The EU and South Africa have signed the first Clean Trade and Investment Partnership, building on their existing Strategic Partnership and Economic Partnership Agreement. The partnership aims to support bilateral trade and investments in clean supply chains, contributing to decarbonisation objectives and economic benefits for both sides. It seeks to diversify strategic clean supply chains, create new trade and investment opportunities, strengthen EU access to raw materials, and support South Africa’s industrialisation, local value creation, and Just Energy Transition.
The partnership will focus on renewable energy, low carbon and net-zero technologies, electricity transmission and grids, clean fuels, including sustainable transport fuels (including aviation), raw materials value chains, and climate mitigation and adaptation technologies. It will promote opportunities in clean supply chains by mobilising public and private financing, addressing trade and investment barriers, ensuring transparent access to public procurement, and facilitating investments. It will also support European Investment Bank financing under the Just Energy Transition Partnership and include a Business-to-Government Forum.

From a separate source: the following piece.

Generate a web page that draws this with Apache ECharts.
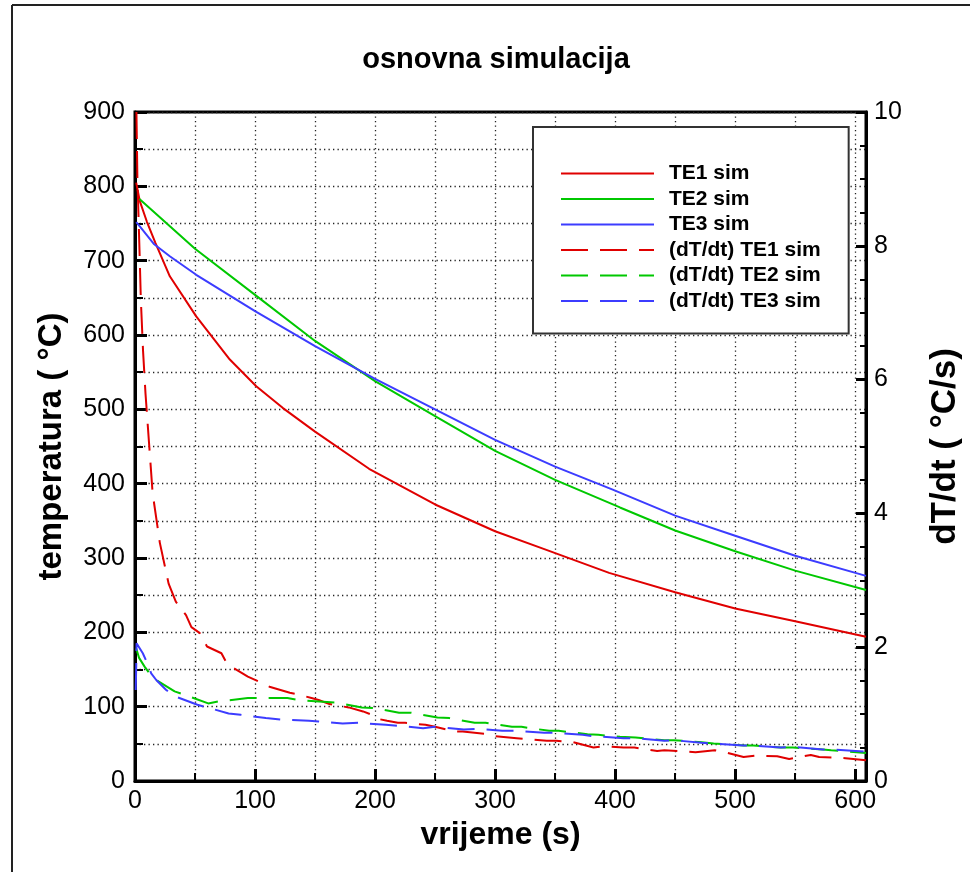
<!DOCTYPE html>
<html><head><meta charset="utf-8">
<script src="https://cdn.jsdelivr.net/npm/echarts@6/dist/echarts.min.js"></script>
<style>html,body{margin:0;padding:0;background:#fff}#c{width:970px;height:872px}</style>
</head><body><div id="c"></div>
<script>
// ---- data ----
const seriesNames = ['TE1 sim', 'TE2 sim', 'TE3 sim', '(dT/dt) TE1 sim', '(dT/dt) TE2 sim', '(dT/dt) TE3 sim'];
const xTicks = [0, 100, 200, 300, 400, 500, 600];
const yLeftTicks = [0, 100, 200, 300, 400, 500, 600, 700, 800, 900];
const yRightTicks = [0, 2, 4, 6, 8, 10];

const te1X = [1, 4, 10, 17, 29, 51, 79, 101, 123, 150, 195, 250, 300, 341, 395, 450, 500, 550, 609];
const te1Y = [805, 780, 752, 724, 679, 625, 567, 531, 502, 470, 420, 372, 336, 312, 280, 254, 232, 215, 194];

const te2X = [3.7, 50, 100, 150, 200, 250, 300, 350, 404, 450, 500, 550, 609];
const te2Y = [783, 716, 654, 592, 538, 491, 444, 405, 368, 337, 309, 283, 257];

const te3X = [1, 4, 16, 29, 51, 100, 150, 200, 250, 300, 350, 398, 450, 500, 550, 609];
const te3Y = [752, 746, 722, 706, 681, 632, 585, 541, 500, 459, 423, 392, 357, 330, 303, 276];

const d1X = [1.2, 2, 3, 3.75, 4.9, 6.7, 8.75, 11.7, 14.7, 20.7, 28, 34, 42.5, 47, 54, 60, 72, 77, 88.5, 94, 105, 112, 129, 137, 147, 153, 162, 168, 178, 190, 196, 202, 210, 219, 225, 242, 250, 266, 273, 294, 300, 318, 324, 343, 351, 365, 382, 390, 407, 416, 435, 441, 458, 467, 483, 489, 507, 517, 535, 545, 563, 570, 584, 592, 609];
const d1Y = [10, 9.0, 8.4, 7.93, 7.18, 6.43, 5.79, 5.05, 4.30, 3.56, 2.95, 2.68, 2.48, 2.30, 2.21, 2.01, 1.91, 1.74, 1.62, 1.56, 1.47, 1.41, 1.32, 1.29, 1.24, 1.21, 1.15, 1.13, 1.10, 1.04, 1.00, 0.93, 0.90, 0.87, 0.87, 0.84, 0.81, 0.74, 0.74, 0.70, 0.67, 0.64, 0.63, 0.60, 0.60, 0.58, 0.50, 0.52, 0.50, 0.50, 0.45, 0.46, 0.44, 0.43, 0.46, 0.44, 0.36, 0.38, 0.37, 0.33, 0.39, 0.36, 0.35, 0.34, 0.31];

const d2X = [1, 1.5, 3.4, 8, 12, 17.7, 33, 41, 61, 70, 94, 102, 127, 136, 160, 168, 189, 199, 220, 230, 252, 262, 283, 292, 314, 322, 345, 353, 377, 386, 404, 417, 441, 449, 472, 482, 507, 515, 538, 548, 573, 580, 609];
const d2Y = [1.98, 1.96, 1.84, 1.71, 1.61, 1.51, 1.34, 1.29, 1.16, 1.19, 1.24, 1.24, 1.24, 1.21, 1.18, 1.17, 1.10, 1.09, 1.02, 1.02, 0.95, 0.94, 0.87, 0.87, 0.81, 0.81, 0.75, 0.75, 0.70, 0.69, 0.66, 0.65, 0.61, 0.61, 0.58, 0.56, 0.53, 0.53, 0.50, 0.50, 0.47, 0.46, 0.42];

const d3X = [0.6, 1, 1.3, 6.5, 10.7, 13.5, 17.7, 26, 34, 52, 60, 78, 88, 109, 121, 145, 153, 173, 186, 209, 216, 240, 250, 274, 285, 306, 317, 341, 349, 373, 382, 407, 417, 441, 449, 472, 482, 507, 515, 538, 548, 573, 580, 609];
const d3Y = [1.36, 1.7, 2.06, 1.91, 1.74, 1.61, 1.51, 1.36, 1.26, 1.14, 1.10, 1.01, 0.99, 0.94, 0.92, 0.90, 0.89, 0.86, 0.87, 0.84, 0.83, 0.79, 0.81, 0.77, 0.78, 0.75, 0.75, 0.72, 0.72, 0.69, 0.67, 0.64, 0.64, 0.60, 0.61, 0.57, 0.56, 0.53, 0.53, 0.50, 0.51, 0.47, 0.47, 0.44];

// ---- chart ----
function pairs(xs, ys) { return xs.map((x, i) => [x, ys[i]]); }
const FONT = '"Liberation Sans", Arial, Helvetica, sans-serif';
const RED = '#e00000', GREEN = '#00c800', BLUE = '#3c3cff';
const DASH = [27, 12];
const dotted = { color: '#222', width: 1.3, type: [1.3, 3.2] };

function mkSeries(name, xs, ys, color, dashed, yIdx) {
  return {
    name: name, type: 'line', yAxisIndex: yIdx, data: pairs(xs, ys),
    symbol: 'none', showSymbol: false, clip: true, z: 3,
    lineStyle: { color: color, width: 2, type: dashed ? DASH : 'solid' },
    itemStyle: { color: color }
  };
}

const chart = echarts.init(document.getElementById('c'), null, { renderer: 'canvas' });
chart.setOption({
  backgroundColor: '#fff',
  animation: false,
  title: {
    text: 'osnovna simulacija', left: 491, top: 40, textAlign: 'center',
    textStyle: { fontFamily: FONT, fontSize: 29, fontWeight: 'bold', color: '#000' }
  },
  legend: {
    data: seriesNames, orient: 'vertical', left: 533, top: 127,
    padding: [36, 28, 22, 27], itemWidth: 93, itemHeight: 14, itemGap: 4.5,
    borderColor: '#333', borderWidth: 2, backgroundColor: '#fff',
    itemStyle: { opacity: 0, borderWidth: 0 },
    textStyle: { fontFamily: FONT, fontSize: 21, fontWeight: 'bold', color: '#000', padding: [0, 0, 0, 10] },
    selectedMode: false
  },
  grid: { left: 135, top: 112, width: 731, height: 669, show: true, borderColor: '#000', borderWidth: 3,
    backgroundColor: 'transparent', containLabel: false, outerBoundsMode: 'none' },
  xAxis: {
    type: 'value', min: xTicks[0], max: 609, interval: 100,
    name: 'vrijeme (s)', nameLocation: 'middle', nameGap: 37,
    nameTextStyle: { fontFamily: FONT, fontSize: 32, fontWeight: 'bold', color: '#000' },
    axisLine: { show: true, lineStyle: { color: '#000', width: 3 } },
    axisTick: { show: true, inside: true, length: 12, lineStyle: { color: '#000', width: 3 } },
    minorTick: { show: true, splitNumber: 2, length: 8, lineStyle: { color: '#000', width: 2 } },
    splitLine: { show: true, lineStyle: dotted },
    minorSplitLine: { show: true, lineStyle: dotted },
    axisLabel: { fontFamily: FONT, fontSize: 25, color: '#000', margin: 8,
      formatter: v => xTicks.indexOf(v) >= 0 ? String(v) : '' }
  },
  yAxis: [{
    type: 'value', min: yLeftTicks[0], max: yLeftTicks[yLeftTicks.length - 1], interval: 100, position: 'left',
    name: 'temperatura ( °C)', nameLocation: 'middle', nameGap: 67, nameRotate: 90,
    nameTextStyle: { fontFamily: FONT, fontSize: 33, fontWeight: 'bold', color: '#000' },
    axisLine: { show: true, lineStyle: { color: '#000', width: 3 } },
    axisTick: { show: true, inside: true, length: 12, lineStyle: { color: '#000', width: 3 } },
    minorTick: { show: true, splitNumber: 2, length: 8, lineStyle: { color: '#000', width: 2 } },
    splitLine: { show: true, lineStyle: dotted },
    minorSplitLine: { show: true, lineStyle: dotted },
    axisLabel: { fontFamily: FONT, fontSize: 25, color: '#000', margin: 10,
      formatter: v => yLeftTicks.indexOf(v) >= 0 ? String(v) : '' }
  }, {
    type: 'value', min: yRightTicks[0], max: yRightTicks[yRightTicks.length - 1], interval: 2, position: 'right',
    name: 'dT/dt ( °C/s)', nameLocation: 'middle', nameGap: 62, nameRotate: 90,
    nameTextStyle: { fontFamily: FONT, fontSize: 35, fontWeight: 'bold', color: '#000' },
    axisLine: { show: true, lineStyle: { color: '#000', width: 3 } },
    axisTick: { show: true, inside: true, length: 10, lineStyle: { color: '#000', width: 3 } },
    minorTick: { show: true, splitNumber: 4, length: 6, lineStyle: { color: '#000', width: 2 } },
    splitLine: { show: false },
    axisLabel: { fontFamily: FONT, fontSize: 25, color: '#000', margin: 8,
      formatter: v => yRightTicks.indexOf(v) >= 0 ? String(v) : '' }
  }],
  graphic: [
    { type: 'line', shape: { x1: 12, y1: 5, x2: 970, y2: 5 }, style: { stroke: '#222', lineWidth: 2 } },
    { type: 'line', shape: { x1: 12, y1: 5, x2: 12, y2: 872 }, style: { stroke: '#222', lineWidth: 2 } }
  ],
  series: [
    mkSeries(seriesNames[0], te1X, te1Y, RED, false, 0),
    mkSeries(seriesNames[1], te2X, te2Y, GREEN, false, 0),
    mkSeries(seriesNames[2], te3X, te3Y, BLUE, false, 0),
    mkSeries(seriesNames[3], d1X, d1Y, RED, true, 1),
    mkSeries(seriesNames[4], d2X, d2Y, GREEN, true, 1),
    mkSeries(seriesNames[5], d3X, d3Y, BLUE, true, 1)
  ]
});
</script>
</body></html>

Announced in 2024 as part of the Clean Industrial Deal, the partnership provides flexible and targeted arrangements tailored to business interests and aligns engagement across trade, investment, climate, energy and development through the Global Gateway Investment Package. South Africa is the EU’s first partner under this framework and its largest investment partner in Sub-Saharan Africa, with €45 billion in trade flows in 2024 and over 40 percent of FDI from the EU. The partnership complements the existing Economic Partnership Agreement by liberalising trade in environmental goods.